Carbon Dioxide – How to identify in Chemistry Laboratory [Online Video]

In certain chemical reactions, gases are formed. Unlike gases like chlorine, which has greenish yellow colour with pungent smell, most gases are colourless and odourless. How do we identify these gases? In this video, we are focusing on identification of carbon dioxide gas.

Online video

How do we form carbon dioxide gas?

Carbonates react with dilute acids to produce salt, water and carbon dioxide gas.

For example, when dilute hydrochloric acid reacts with limestone (calcium carbonate), calcium chloride (salt), water and carbon dioxide gas is formed.

2HCl + CaCO3 → CaCl2 + H2O + CO2

Testing and observations for identifying Carbon dioxide gas

In a reaction that forms carbon dioxide gas, you will observe effervescence, which is formation of bubbles in the solution. This is observed because the slightly soluble carbon dioxide gas escapes from the solution formed.

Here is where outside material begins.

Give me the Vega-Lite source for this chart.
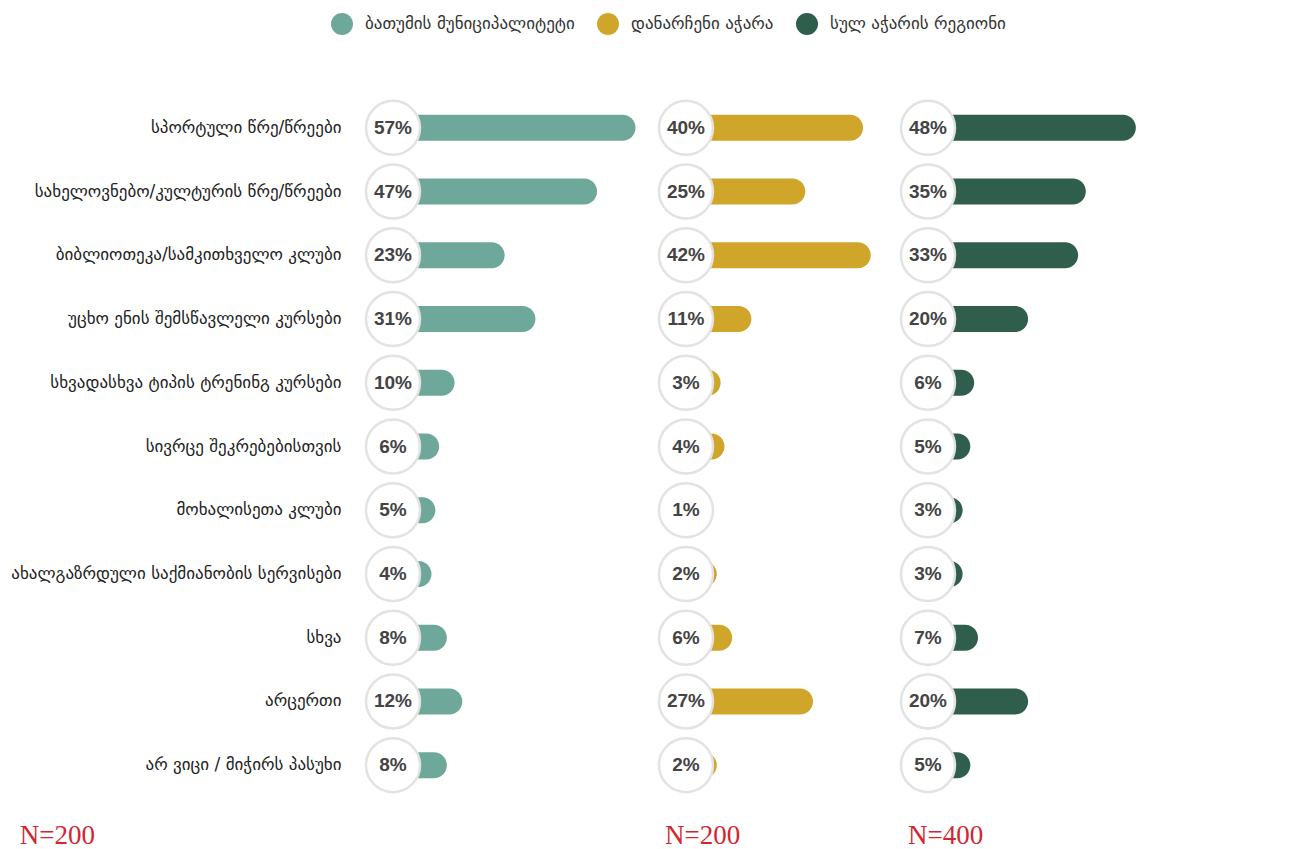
{
  "$schema": "https://vega.github.io/schema/vega-lite/v6.json",
  "background": "white",
  "padding": {"left": 10, "top": 13, "right": 0, "bottom": 0},
  "autosize": {"type": "pad"},
  "bounds": "flush",
  "spacing": 0,
  "config": {"view": {"stroke": null}},
  "datasets": {"d": [
    {"cat": "სპორტული წრე/წრეები", "grp": "ბათუმის მუნიციპალიტეტი", "v": 0.57},
    {"cat": "სპორტული წრე/წრეები", "grp": "დანარჩენი აჭარა", "v": 0.40},
    {"cat": "სპორტული წრე/წრეები", "grp": "სულ აჭარის რეგიონი", "v": 0.48},
    {"cat": "სახელოვნებო/კულტურის წრე/წრეები", "grp": "ბათუმის მუნიციპალიტეტი", "v": 0.47},
    {"cat": "სახელოვნებო/კულტურის წრე/წრეები", "grp": "დანარჩენი აჭარა", "v": 0.25},
    {"cat": "სახელოვნებო/კულტურის წრე/წრეები", "grp": "სულ აჭარის რეგიონი", "v": 0.35},
    {"cat": "ბიბლიოთეკა/სამკითხველო კლუბი", "grp": "ბათუმის მუნიციპალიტეტი", "v": 0.23},
    {"cat": "ბიბლიოთეკა/სამკითხველო კლუბი", "grp": "დანარჩენი აჭარა", "v": 0.42},
    {"cat": "ბიბლიოთეკა/სამკითხველო კლუბი", "grp": "სულ აჭარის რეგიონი", "v": 0.33},
    {"cat": "უცხო ენის შემსწავლელი კურსები", "grp": "ბათუმის მუნიციპალიტეტი", "v": 0.31},
    {"cat": "უცხო ენის შემსწავლელი კურსები", "grp": "დანარჩენი აჭარა", "v": 0.11},
    {"cat": "უცხო ენის შემსწავლელი კურსები", "grp": "სულ აჭარის რეგიონი", "v": 0.20},
    {"cat": "სხვადასხვა ტიპის ტრენინგ კურსები", "grp": "ბათუმის მუნიციპალიტეტი", "v": 0.10},
    {"cat": "სხვადასხვა ტიპის ტრენინგ კურსები", "grp": "დანარჩენი აჭარა", "v": 0.03},
    {"cat": "სხვადასხვა ტიპის ტრენინგ კურსები", "grp": "სულ აჭარის რეგიონი", "v": 0.06},
    {"cat": "სივრცე შეკრებებისთვის", "grp": "ბათუმის მუნიციპალიტეტი", "v": 0.06},
    {"cat": "სივრცე შეკრებებისთვის", "grp": "დანარჩენი აჭარა", "v": 0.04},
    {"cat": "სივრცე შეკრებებისთვის", "grp": "სულ აჭარის რეგიონი", "v": 0.05},
    {"cat": "მოხალისეთა კლუბი", "grp": "ბათუმის მუნიციპალიტეტი", "v": 0.05},
    {"cat": "მოხალისეთა კლუბი", "grp": "დანარჩენი აჭარა", "v": 0.01},
    {"cat": "მოხალისეთა კლუბი", "grp": "სულ აჭარის რეგიონი", "v": 0.03},
    {"cat": "ახალგაზრდული საქმიანობის სერვისები", "grp": "ბათუმის მუნიციპალიტეტი", "v": 0.04},
    {"cat": "ახალგაზრდული საქმიანობის სერვისები", "grp": "დანარჩენი აჭარა", "v": 0.02},
    {"cat": "ახალგაზრდული საქმიანობის სერვისები", "grp": "სულ აჭარის რეგიონი", "v": 0.03},
    {"cat": "სხვა", "grp": "ბათუმის მუნიციპალიტეტი", "v": 0.08},
    {"cat": "სხვა", "grp": "დანარჩენი აჭარა", "v": 0.06},
    {"cat": "სხვა", "grp": "სულ აჭარის რეგიონი", "v": 0.07},
    {"cat": "არცერთი", "grp": "ბათუმის მუნიციპალიტეტი", "v": 0.12},
    {"cat": "არცერთი", "grp": "დანარჩენი აჭარა", "v": 0.27},
    {"cat": "არცერთი", "grp": "სულ აჭარის რეგიონი", "v": 0.20},
    {"cat": "არ ვიცი / მიჭირს პასუხი", "grp": "ბათუმის მუნიციპალიტეტი", "v": 0.08},
    {"cat": "არ ვიცი / მიჭირს პასუხი", "grp": "დანარჩენი აჭარა", "v": 0.02},
    {"cat": "არ ვიცი / მიჭირს პასუხი", "grp": "სულ აჭარის რეგიონი", "v": 0.05}
  ]},
  "resolve": {"scale": {"color": "shared"}},
  "hconcat": [
    {
      "data": {"name": "d"},
      "transform": [{"filter": "datum.grp === 'ბათუმის მუნიციპალიტეტი'"}],
      "width": 295,
      "height": 701,
      "title": {"text": "N=200", "orient": "bottom", "anchor": "start", "dx": 9, "offset": 26, "color": "#d22630", "fontSize": 27, "font": "Liberation Sans Narrow", "fontWeight": "normal"},
      "encoding": {
        "y": {"field": "cat", "type": "nominal", "sort": ["სპორტული წრე/წრეები", "სახელოვნებო/კულტურის წრე/წრეები", "ბიბლიოთეკა/სამკითხველო კლუბი", "უცხო ენის შემსწავლელი კურსები", "სხვადასხვა ტიპის ტრენინგ კურსები", "სივრცე შეკრებებისთვის", "მოხალისეთა კლუბი", "ახალგაზრდული საქმიანობის სერვისები", "სხვა", "არცერთი", "არ ვიცი / მიჭირს პასუხი"], "scale": {"paddingInner": 0, "paddingOuter": 0}, "title": null, "axis": {"domain": false, "ticks": false, "labelPadding": 19, "labelFont": "DejaVu Sans", "labelFontSize": 17, "labelColor": "#222", "labelLimit": 600}}
      },
      "layer": [
        {
          "mark": {"type": "bar", "size": 26, "cornerRadius": 13},
          "encoding": {
            "x": {"field": "v", "type": "quantitative", "scale": {"domain": [-0.1457, 0.6205], "nice": false, "zero": false}, "axis": null},
            "x2": {"datum": -0.06},
            "color": {"field": "grp", "type": "nominal", "scale": {"domain": ["ბათუმის მუნიციპალიტეტი", "დანარჩენი აჭარა", "სულ აჭარის რეგიონი"], "range": ["#6ea89a", "#d0a62a", "#2f5e4d"]}, "legend": {"title": null, "orient": "none", "legendX": -29, "legendY": -83, "direction": "horizontal", "symbolType": "circle", "symbolSize": 484, "symbolStrokeWidth": 0, "labelFont": "DejaVu Sans", "labelFontSize": 17, "labelColor": "#333", "labelOffset": 12, "columnPadding": 22, "padding": 0, "labelLimit": 500}}
          }
        },
        {
          "mark": {"type": "point", "shape": "circle", "size": 2916, "filled": true, "fill": "white", "stroke": "#e3e3e3", "strokeWidth": 2.5, "opacity": 1},
          "encoding": {"x": {"datum": -0.06, "type": "quantitative"}}
        },
        {
          "mark": {"type": "text", "font": "Liberation Sans", "fontWeight": "bold", "fontSize": 19, "color": "#444"},
          "encoding": {
            "x": {"datum": -0.06, "type": "quantitative"},
            "text": {"field": "v", "type": "quantitative", "format": ".0%"}
          }
        }
      ]
    },
    {
      "data": {"name": "d"},
      "transform": [{"filter": "datum.grp === 'დანარჩენი აჭარა'"}],
      "width": 240,
      "height": 701,
      "title": {"text": "N=200", "orient": "bottom", "anchor": "start", "dx": 11, "offset": 26, "color": "#d22630", "fontSize": 27, "font": "Liberation Sans Narrow", "fontWeight": "normal"},
      "encoding": {
        "y": {"field": "cat", "type": "nominal", "sort": ["სპორტული წრე/წრეები", "სახელოვნებო/კულტურის წრე/წრეები", "ბიბლიოთეკა/სამკითხველო კლუბი", "უცხო ენის შემსწავლელი კურსები", "სხვადასხვა ტიპის ტრენინგ კურსები", "სივრცე შეკრებებისთვის", "მოხალისეთა კლუბი", "ახალგაზრდული საქმიანობის სერვისები", "სხვა", "არცერთი", "არ ვიცი / მიჭირს პასუხი"], "scale": {"paddingInner": 0, "paddingOuter": 0}, "axis": null}
      },
      "layer": [
        {
          "mark": {"type": "bar", "size": 26, "cornerRadius": 13},
          "encoding": {
            "x": {"field": "v", "type": "quantitative", "scale": {"domain": [-0.1405, 0.4829], "nice": false, "zero": false}, "axis": null},
            "x2": {"datum": -0.06},
            "color": {"field": "grp", "type": "nominal", "scale": {"domain": ["ბათუმის მუნიციპალიტეტი", "დანარჩენი აჭარა", "სულ აჭარის რეგიონი"], "range": ["#6ea89a", "#d0a62a", "#2f5e4d"]}, "legend": {"title": null, "orient": "none", "legendX": -29, "legendY": -83, "direction": "horizontal", "symbolType": "circle", "symbolSize": 484, "symbolStrokeWidth": 0, "labelFont": "DejaVu Sans", "labelFontSize": 17, "labelColor": "#333", "labelOffset": 12, "columnPadding": 22, "padding": 0, "labelLimit": 500}}
          }
        },
        {
          "mark": {"type": "point", "shape": "circle", "size": 2916, "filled": true, "fill": "white", "stroke": "#e3e3e3", "strokeWidth": 2.5, "opacity": 1},
          "encoding": {"x": {"datum": -0.06, "type": "quantitative"}}
        },
        {
          "mark": {"type": "text", "font": "Liberation Sans", "fontWeight": "bold", "fontSize": 19, "color": "#444"},
          "encoding": {
            "x": {"datum": -0.06, "type": "quantitative"},
            "text": {"field": "v", "type": "quantitative", "format": ".0%"}
          }
        }
      ]
    },
    {
      "data": {"name": "d"},
      "transform": [{"filter": "datum.grp === 'სულ აჭარის რეგიონი'"}],
      "width": 268,
      "height": 701,
      "title": {"text": "N=400", "orient": "bottom", "anchor": "start", "dx": 13, "offset": 26, "color": "#d22630", "fontSize": 27, "font": "Liberation Sans Narrow", "fontWeight": "normal"},
      "encoding": {
        "y": {"field": "cat", "type": "nominal", "sort": ["სპორტული წრე/წრეები", "სახელოვნებო/კულტურის წრე/წრეები", "ბიბლიოთეკა/სამკითხველო კლუბი", "უცხო ენის შემსწავლელი კურსები", "სხვადასხვა ტიპის ტრენინგ კურსები", "სივრცე შეკრებებისთვის", "მოხალისეთა კლუბი", "ახალგაზრდული საქმიანობის სერვისები", "სხვა", "არცერთი", "არ ვიცი / მიჭირს პასუხი"], "scale": {"paddingInner": 0, "paddingOuter": 0}, "axis": null}
      },
      "layer": [
        {
          "mark": {"type": "bar", "size": 26, "cornerRadius": 13},
          "encoding": {
            "x": {"field": "v", "type": "quantitative", "scale": {"domain": [-0.1457, 0.5504], "nice": false, "zero": false}, "axis": null},
            "x2": {"datum": -0.06},
            "color": {"field": "grp", "type": "nominal", "scale": {"domain": ["ბათუმის მუნიციპალიტეტი", "დანარჩენი აჭარა", "სულ აჭარის რეგიონი"], "range": ["#6ea89a", "#d0a62a", "#2f5e4d"]}, "legend": {"title": null, "orient": "none", "legendX": -29, "legendY": -83, "direction": "horizontal", "symbolType": "circle", "symbolSize": 484, "symbolStrokeWidth": 0, "labelFont": "DejaVu Sans", "labelFontSize": 17, "labelColor": "#333", "labelOffset": 12, "columnPadding": 22, "padding": 0, "labelLimit": 500}}
          }
        },
        {
          "mark": {"type": "point", "shape": "circle", "size": 2916, "filled": true, "fill": "white", "stroke": "#e3e3e3", "strokeWidth": 2.5, "opacity": 1},
          "encoding": {"x": {"datum": -0.06, "type": "quantitative"}}
        },
        {
          "mark": {"type": "text", "font": "Liberation Sans", "fontWeight": "bold", "fontSize": 19, "color": "#444"},
          "encoding": {
            "x": {"datum": -0.06, "type": "quantitative"},
            "text": {"field": "v", "type": "quantitative", "format": ".0%"}
          }
        }
      ]
    }
  ]
}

We bubble this gas into the limewater through a delivery tube. Lime water is calcium hydroxide, which has alkaline properties. If you recall, carbon dioxide gas is actually an acidic gas. Hence, carbon dioxide gas will react with calcium hydroxide, to form a salt and water.

Ca(OH)2 + CO2 → CaCO3 + H2O

The white precipitate that you see in the limewater is actually calcium carbonate, which is an insoluble carbonate.

What happens if you allow more carbon dioxide gas to pass through?

If you allow more gas to pass through, you will realise the white precipitate actually dissolves. What is happening here?

When calcium carbonate further reacts with carbon dioxide gas, calcium bicarbonate, also called calcium hydrogencarbonate is formed.

CaCO3 + H2O + CO2 à Ca(HCO3)2

This compound is soluble in water, and it forms colourless solution. Hence, you will notice the white precipitate disappearing if you allow more carbon dioxide gas to bubble through.

Summary

Like many other gases, carbon dioxide gas is colourless and odourless.

When it is formed, we should observe effervescence. We bubble the gas through limewater, which is an alkali. If white precipitate is formed, we confirm the gas is carbon dioxide, which is an acidic gas. The white precipitate is insoluble calcium carbonate, which is the product formed from an acid and alkali reaction.